Exercise: Repeat the data below exactly, dropping any pictures it holds.

Information shown:
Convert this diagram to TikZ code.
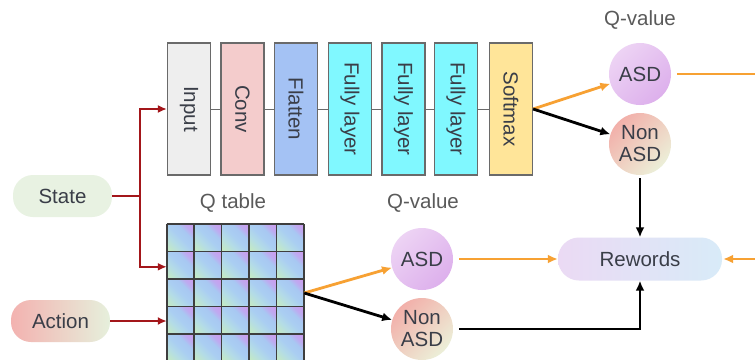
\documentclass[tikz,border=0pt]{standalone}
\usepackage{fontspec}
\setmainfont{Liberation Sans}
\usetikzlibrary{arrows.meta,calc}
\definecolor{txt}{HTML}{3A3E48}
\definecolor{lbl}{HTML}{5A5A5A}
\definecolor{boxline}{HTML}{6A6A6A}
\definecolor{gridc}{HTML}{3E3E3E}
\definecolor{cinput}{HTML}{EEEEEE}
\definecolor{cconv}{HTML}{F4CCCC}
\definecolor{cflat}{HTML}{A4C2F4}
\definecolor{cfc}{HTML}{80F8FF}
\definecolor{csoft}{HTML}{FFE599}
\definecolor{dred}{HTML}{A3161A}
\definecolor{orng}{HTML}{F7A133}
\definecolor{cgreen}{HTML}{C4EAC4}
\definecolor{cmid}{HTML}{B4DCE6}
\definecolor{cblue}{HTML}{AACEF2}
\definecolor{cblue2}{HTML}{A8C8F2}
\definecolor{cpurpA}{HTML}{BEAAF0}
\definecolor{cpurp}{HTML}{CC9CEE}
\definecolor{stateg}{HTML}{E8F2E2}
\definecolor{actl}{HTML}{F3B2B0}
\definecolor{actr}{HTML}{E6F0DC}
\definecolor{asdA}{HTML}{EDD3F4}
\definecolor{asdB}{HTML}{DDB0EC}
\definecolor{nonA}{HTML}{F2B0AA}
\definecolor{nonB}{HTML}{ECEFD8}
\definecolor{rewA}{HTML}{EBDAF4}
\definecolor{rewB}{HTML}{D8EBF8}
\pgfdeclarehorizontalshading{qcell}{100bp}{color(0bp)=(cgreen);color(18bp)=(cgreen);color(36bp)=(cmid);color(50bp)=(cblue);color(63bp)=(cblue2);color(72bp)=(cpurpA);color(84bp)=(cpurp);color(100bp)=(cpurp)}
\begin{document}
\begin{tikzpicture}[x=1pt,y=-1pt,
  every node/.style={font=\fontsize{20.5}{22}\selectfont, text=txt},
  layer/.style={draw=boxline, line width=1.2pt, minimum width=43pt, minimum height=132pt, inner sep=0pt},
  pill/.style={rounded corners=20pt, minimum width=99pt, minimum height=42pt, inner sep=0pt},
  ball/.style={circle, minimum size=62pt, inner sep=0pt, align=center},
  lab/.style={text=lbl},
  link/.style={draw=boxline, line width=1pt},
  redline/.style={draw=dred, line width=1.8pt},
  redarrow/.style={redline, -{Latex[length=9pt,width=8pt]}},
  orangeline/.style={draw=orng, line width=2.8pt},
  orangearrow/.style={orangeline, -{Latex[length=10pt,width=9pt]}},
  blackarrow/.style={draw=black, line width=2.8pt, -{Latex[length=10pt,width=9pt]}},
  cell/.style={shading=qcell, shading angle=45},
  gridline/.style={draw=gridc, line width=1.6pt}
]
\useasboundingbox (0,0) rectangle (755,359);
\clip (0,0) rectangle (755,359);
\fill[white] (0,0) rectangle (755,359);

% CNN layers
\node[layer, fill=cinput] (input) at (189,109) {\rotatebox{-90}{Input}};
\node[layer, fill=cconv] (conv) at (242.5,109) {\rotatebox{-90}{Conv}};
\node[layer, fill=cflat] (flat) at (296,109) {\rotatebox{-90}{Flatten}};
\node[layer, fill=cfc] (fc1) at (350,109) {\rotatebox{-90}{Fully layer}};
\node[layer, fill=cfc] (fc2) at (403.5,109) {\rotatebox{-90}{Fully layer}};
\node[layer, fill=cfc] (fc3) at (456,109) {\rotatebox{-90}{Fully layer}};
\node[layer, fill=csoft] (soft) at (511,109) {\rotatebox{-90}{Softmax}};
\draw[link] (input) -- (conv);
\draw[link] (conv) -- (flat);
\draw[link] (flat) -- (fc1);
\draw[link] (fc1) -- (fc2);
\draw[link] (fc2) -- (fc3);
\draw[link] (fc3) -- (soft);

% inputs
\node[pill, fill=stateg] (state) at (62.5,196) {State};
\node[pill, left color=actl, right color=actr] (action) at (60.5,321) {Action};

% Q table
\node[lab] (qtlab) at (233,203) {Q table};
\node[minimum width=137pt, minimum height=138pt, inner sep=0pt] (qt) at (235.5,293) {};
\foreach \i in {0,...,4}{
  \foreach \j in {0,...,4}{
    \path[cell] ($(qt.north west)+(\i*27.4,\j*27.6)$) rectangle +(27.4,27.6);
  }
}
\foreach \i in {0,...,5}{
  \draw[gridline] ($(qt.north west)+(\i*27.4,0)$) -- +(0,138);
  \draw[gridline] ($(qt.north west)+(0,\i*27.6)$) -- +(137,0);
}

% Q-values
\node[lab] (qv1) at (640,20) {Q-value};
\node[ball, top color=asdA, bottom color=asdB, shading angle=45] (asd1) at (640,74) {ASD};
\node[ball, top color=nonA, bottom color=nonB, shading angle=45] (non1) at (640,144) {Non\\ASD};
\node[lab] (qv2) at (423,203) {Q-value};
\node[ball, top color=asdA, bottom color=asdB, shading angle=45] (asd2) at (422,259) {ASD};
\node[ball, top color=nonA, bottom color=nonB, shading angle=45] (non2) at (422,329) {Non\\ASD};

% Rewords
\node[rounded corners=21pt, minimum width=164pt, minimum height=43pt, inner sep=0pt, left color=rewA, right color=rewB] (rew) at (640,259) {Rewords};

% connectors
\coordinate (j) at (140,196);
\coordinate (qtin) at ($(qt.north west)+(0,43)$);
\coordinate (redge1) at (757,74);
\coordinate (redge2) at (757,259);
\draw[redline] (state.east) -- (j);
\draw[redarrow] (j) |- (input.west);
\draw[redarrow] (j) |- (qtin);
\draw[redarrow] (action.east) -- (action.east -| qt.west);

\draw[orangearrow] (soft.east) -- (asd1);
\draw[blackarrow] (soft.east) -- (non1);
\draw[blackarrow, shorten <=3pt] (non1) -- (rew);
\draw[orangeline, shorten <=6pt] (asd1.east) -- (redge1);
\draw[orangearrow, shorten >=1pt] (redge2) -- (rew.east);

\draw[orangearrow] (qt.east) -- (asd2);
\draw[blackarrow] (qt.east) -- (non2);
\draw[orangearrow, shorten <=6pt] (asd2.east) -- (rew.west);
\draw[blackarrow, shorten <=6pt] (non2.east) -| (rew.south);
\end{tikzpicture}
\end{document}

Correct response:
Convert this diagram to TikZ code.
\documentclass[tikz,border=0pt]{standalone}
\usepackage{fontspec}
\setmainfont{Liberation Sans}
\usetikzlibrary{arrows.meta,calc}
\definecolor{txt}{HTML}{3A3E48}
\definecolor{lbl}{HTML}{5A5A5A}
\definecolor{boxline}{HTML}{6A6A6A}
\definecolor{gridc}{HTML}{3E3E3E}
\definecolor{cinput}{HTML}{EEEEEE}
\definecolor{cconv}{HTML}{F4CCCC}
\definecolor{cflat}{HTML}{A4C2F4}
\definecolor{cfc}{HTML}{80F8FF}
\definecolor{csoft}{HTML}{FFE599}
\definecolor{dred}{HTML}{A3161A}
\definecolor{orng}{HTML}{F7A133}
\definecolor{cgreen}{HTML}{C4EAC4}
\definecolor{cmid}{HTML}{B4DCE6}
\definecolor{cblue}{HTML}{AACEF2}
\definecolor{cblue2}{HTML}{A8C8F2}
\definecolor{cpurpA}{HTML}{BEAAF0}
\definecolor{cpurp}{HTML}{CC9CEE}
\definecolor{stateg}{HTML}{E8F2E2}
\definecolor{actl}{HTML}{F3B2B0}
\definecolor{actr}{HTML}{E6F0DC}
\definecolor{asdA}{HTML}{EDD3F4}
\definecolor{asdB}{HTML}{DDB0EC}
\definecolor{nonA}{HTML}{F2B0AA}
\definecolor{nonB}{HTML}{ECEFD8}
\definecolor{rewA}{HTML}{EBDAF4}
\definecolor{rewB}{HTML}{D8EBF8}
\pgfdeclarehorizontalshading{qcell}{100bp}{color(0bp)=(cgreen);color(18bp)=(cgreen);color(36bp)=(cmid);color(50bp)=(cblue);color(63bp)=(cblue2);color(72bp)=(cpurpA);color(84bp)=(cpurp);color(100bp)=(cpurp)}
\begin{document}
\begin{tikzpicture}[x=1pt,y=-1pt,
  every node/.style={font=\fontsize{20.5}{22}\selectfont, text=txt},
  layer/.style={draw=boxline, line width=1.2pt, minimum width=43pt, minimum height=132pt, inner sep=0pt},
  pill/.style={rounded corners=20pt, minimum width=99pt, minimum height=42pt, inner sep=0pt},
  ball/.style={circle, minimum size=62pt, inner sep=0pt, align=center},
  lab/.style={text=lbl},
  link/.style={draw=boxline, line width=1pt},
  redline/.style={draw=dred, line width=1.8pt},
  redarrow/.style={redline, -{Latex[length=9pt,width=8pt]}},
  orangeline/.style={draw=orng, line width=2.8pt},
  orangearrow/.style={orangeline, -{Latex[length=10pt,width=9pt]}},
  blackarrow/.style={draw=black, line width=2.8pt, -{Latex[length=10pt,width=9pt]}},
  cell/.style={shading=qcell, shading angle=45},
  gridline/.style={draw=gridc, line width=1.6pt}
]
\useasboundingbox (0,0) rectangle (755,359);
\clip (0,0) rectangle (755,359);
\fill[white] (0,0) rectangle (755,359);

% CNN layers
\node[layer, fill=cinput] (input) at (189,109) {\rotatebox{-90}{Input}};
\node[layer, fill=cconv] (conv) at (242.5,109) {\rotatebox{-90}{Conv}};
\node[layer, fill=cflat] (flat) at (296,109) {\rotatebox{-90}{Flatten}};
\node[layer, fill=cfc] (fc1) at (350,109) {\rotatebox{-90}{Fully layer}};
\node[layer, fill=cfc] (fc2) at (403.5,109) {\rotatebox{-90}{Fully layer}};
\node[layer, fill=cfc] (fc3) at (456,109) {\rotatebox{-90}{Fully layer}};
\node[layer, fill=csoft] (soft) at (511,109) {\rotatebox{-90}{Softmax}};
\draw[link] (input) -- (conv);
\draw[link] (conv) -- (flat);
\draw[link] (flat) -- (fc1);
\draw[link] (fc1) -- (fc2);
\draw[link] (fc2) -- (fc3);
\draw[link] (fc3) -- (soft);

% inputs
\node[pill, fill=stateg] (state) at (62.5,196) {State};
\node[pill, left color=actl, right color=actr] (action) at (60.5,321) {Action};

% Q table
\node[lab] (qtlab) at (233,203) {Q table};
\node[minimum width=137pt, minimum height=138pt, inner sep=0pt] (qt) at (235.5,293) {};
\foreach \i in {0,...,4}{
  \foreach \j in {0,...,4}{
    \path[cell] ($(qt.north west)+(\i*27.4,\j*27.6)$) rectangle +(27.4,27.6);
  }
}
\foreach \i in {0,...,5}{
  \draw[gridline] ($(qt.north west)+(\i*27.4,0)$) -- +(0,138);
  \draw[gridline] ($(qt.north west)+(0,\i*27.6)$) -- +(137,0);
}

% Q-values
\node[lab] (qv1) at (640,20) {Q-value};
\node[ball, top color=asdA, bottom color=asdB, shading angle=45] (asd1) at (640,74) {ASD};
\node[ball, top color=nonA, bottom color=nonB, shading angle=45] (non1) at (640,144) {Non\\ASD};
\node[lab] (qv2) at (423,203) {Q-value};
\node[ball, top color=asdA, bottom color=asdB, shading angle=45] (asd2) at (422,259) {ASD};
\node[ball, top color=nonA, bottom color=nonB, shading angle=45] (non2) at (422,329) {Non\\ASD};

% Rewords
\node[rounded corners=21pt, minimum width=164pt, minimum height=43pt, inner sep=0pt, left color=rewA, right color=rewB] (rew) at (640,259) {Rewords};

% connectors
\coordinate (j) at (140,196);
\coordinate (qtin) at ($(qt.north west)+(0,43)$);
\coordinate (redge1) at (757,74);
\coordinate (redge2) at (757,259);
\draw[redline] (state.east) -- (j);
\draw[redarrow] (j) |- (input.west);
\draw[redarrow] (j) |- (qtin);
\draw[redarrow] (action.east) -- (action.east -| qt.west);

\draw[orangearrow] (soft.east) -- (asd1);
\draw[blackarrow] (soft.east) -- (non1);
\draw[blackarrow, shorten <=3pt] (non1) -- (rew);
\draw[orangeline, shorten <=6pt] (asd1.east) -- (redge1);
\draw[orangearrow, shorten >=1pt] (redge2) -- (rew.east);

\draw[orangearrow] (qt.east) -- (asd2);
\draw[blackarrow] (qt.east) -- (non2);
\draw[orangearrow, shorten <=6pt] (asd2.east) -- (rew.west);
\draw[blackarrow, shorten <=6pt] (non2.east) -| (rew.south);
\end{tikzpicture}
\end{document}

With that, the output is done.